With only 55 seconds left in the game, Montreal coach Toe Blake lifted Worsley for a sixth skater. Imlach sent out his best to take a face-off in the Leafs end. Stanley, 41, beat Montreal's Jean Beliveau to the puck and held onto his rival. Red Kelly, 39, grabbed the disk, promptly throwing it ahead to Bob Pulford, a mere wisp of 31. Pulford caught team captain George Armstrong, 37, on the fly on an open wing. Armstrong popped the puck into the empty net.
"I really credit Imlach with sticking with us old guys," said Armstrong, named Chief Shoot the Puck by an Alberta tribe. "He remained loyal to the old players who had produced for him in the past. But I guess it was his downfall."
The Leafs missed the playoffs the following season, as age, and expansion, took their toll.
But the old squad had one final week-long party of drinking and high jinks that began after the game when Pappin and Mike (Shakey) Walton tossed Imlach into the dressing room showers.
Schools closed early three days later so that school children could attend the ticker-tape parade through downtown Toronto. More than 30,000 fans cheered their favourites riding in open sports cars bearing white pennants on which their names were emblazoned in blue.
The players got gold wrist watches from the city, lifetime passes to the Gardens in the form of a medallion, and a bonus of $5,250 as Cup winners.
At Expo 67, the Cup was moved from the Quebec building to its new home in the Ontario pavilion, where it was guarded by two OPP officers in formal dress.
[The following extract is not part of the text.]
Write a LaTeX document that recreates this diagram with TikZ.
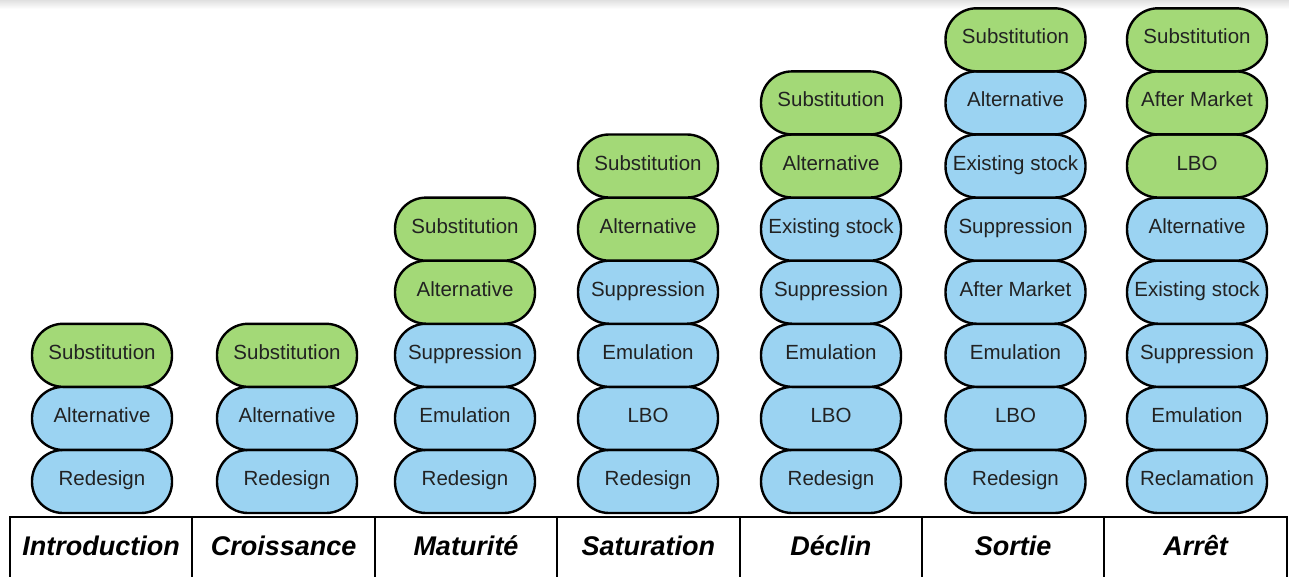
\documentclass[tikz,border=0pt]{standalone}
\usepackage{fontspec}
\setmainfont{Liberation Sans}
\definecolor{pgreen}{RGB}{163,217,119}
\definecolor{pblue}{RGB}{155,211,242}
\definecolor{ptext}{RGB}{34,34,34}
\begin{document}
\begin{tikzpicture}[x=1pt,y=-1pt,
  pill/.style={draw=black, line width=2.4pt, rounded corners=31pt, minimum width=140pt, minimum height=63pt, inner sep=0pt, text height=12pt, text depth=4pt, text=ptext, font=\fontsize{20.5}{23}\selectfont},
  g/.style={pill, fill=pgreen},
  b/.style={pill, fill=pblue},
  cell/.style={draw=black, line width=2pt, minimum width=182.4pt, minimum height=64pt, inner sep=0pt, text height=16pt, text depth=3pt, anchor=north, font=\fontsize{27}{30}\selectfont\bfseries\itshape}]
\clip (0,0) rectangle (1289,576);
\fill[white] (0,0) rectangle (1289,576);
\shade[top color=black!12, bottom color=white] (0,0) rectangle (1289,9);
% columns
\foreach \k/\s/\t in {0/b/Redesign,1/b/Alternative,2/g/Substitution}
  \node[\s] (c1-\k) at (102,{481.5-63.1*\k}) {\t};
\foreach \k/\s/\t in {0/b/Redesign,1/b/Alternative,2/g/Substitution}
  \node[\s] (c2-\k) at (287,{481.5-63.1*\k}) {\t};
\foreach \k/\s/\t in {0/b/Redesign,1/b/Emulation,2/b/Suppression,3/g/Alternative,4/g/Substitution}
  \node[\s] (c3-\k) at (465,{481.5-63.1*\k}) {\t};
\foreach \k/\s/\t in {0/b/Redesign,1/b/LBO,2/b/Emulation,3/b/Suppression,4/g/Alternative,5/g/Substitution}
  \node[\s] (c4-\k) at (648,{481.5-63.1*\k}) {\t};
\foreach \k/\s/\t in {0/b/Redesign,1/b/LBO,2/b/Emulation,3/b/Suppression,4/b/Existing stock,5/g/Alternative,6/g/Substitution}
  \node[\s] (c5-\k) at (831,{481.5-63.1*\k}) {\t};
\foreach \k/\s/\t in {0/b/Redesign,1/b/LBO,2/b/Emulation,3/b/After Market,4/b/Suppression,5/b/Existing stock,6/b/Alternative,7/g/Substitution}
  \node[\s] (c6-\k) at (1015.5,{481.5-63.1*\k}) {\t};
\foreach \k/\s/\t in {0/b/Reclamation,1/b/Emulation,2/b/Suppression,3/b/Existing stock,4/b/Alternative,5/g/LBO,6/g/After Market,7/g/Substitution}
  \node[\s] (c7-\k) at (1197,{481.5-63.1*\k}) {\t};
% header table
\foreach \i/\t in {0/Introduction,1/Croissance,2/Maturité,3/Saturation,4/Déclin,5/Sortie,6/Arrêt}
  \node[cell] (h\i) at ({10+182.4*\i+91.2},516) {\t};
\end{tikzpicture}
\end{document}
Brian Conacher, a rookie forward with the Leafs, remembers with delight that the Czechs had to turn their trophy around.
Eight of those Leafs — Armstrong, Kelly, Stanley, Johnny Bower, Marcel Pronovost, and Frank Mahovlich, as well as the late Terry Sawchuk and Tim Horton — have been elected to the Hockey Hall of Fame.
Armstrong, currently the chief scout for the Quebec Nordiques, said Leaf fans should not fret over the current drought.
"There're 21 teams in the league," he said. "If each of them wins once, it'll take 21 years. So it's not up yet."
Coach Punch Imlach pours champagne into the Stanley Cup in the Leafs dressing room. He'd soon wind up in the showers, fully dressed.
The Maple Leafs victory parade on May 5 rode up Bay Street before stopping at Toronto's modernistic City Hall. Leafs captain George Armstrong shares the trophy with team owner Harold Ballard, who would soon enough bring ruin to the franchise.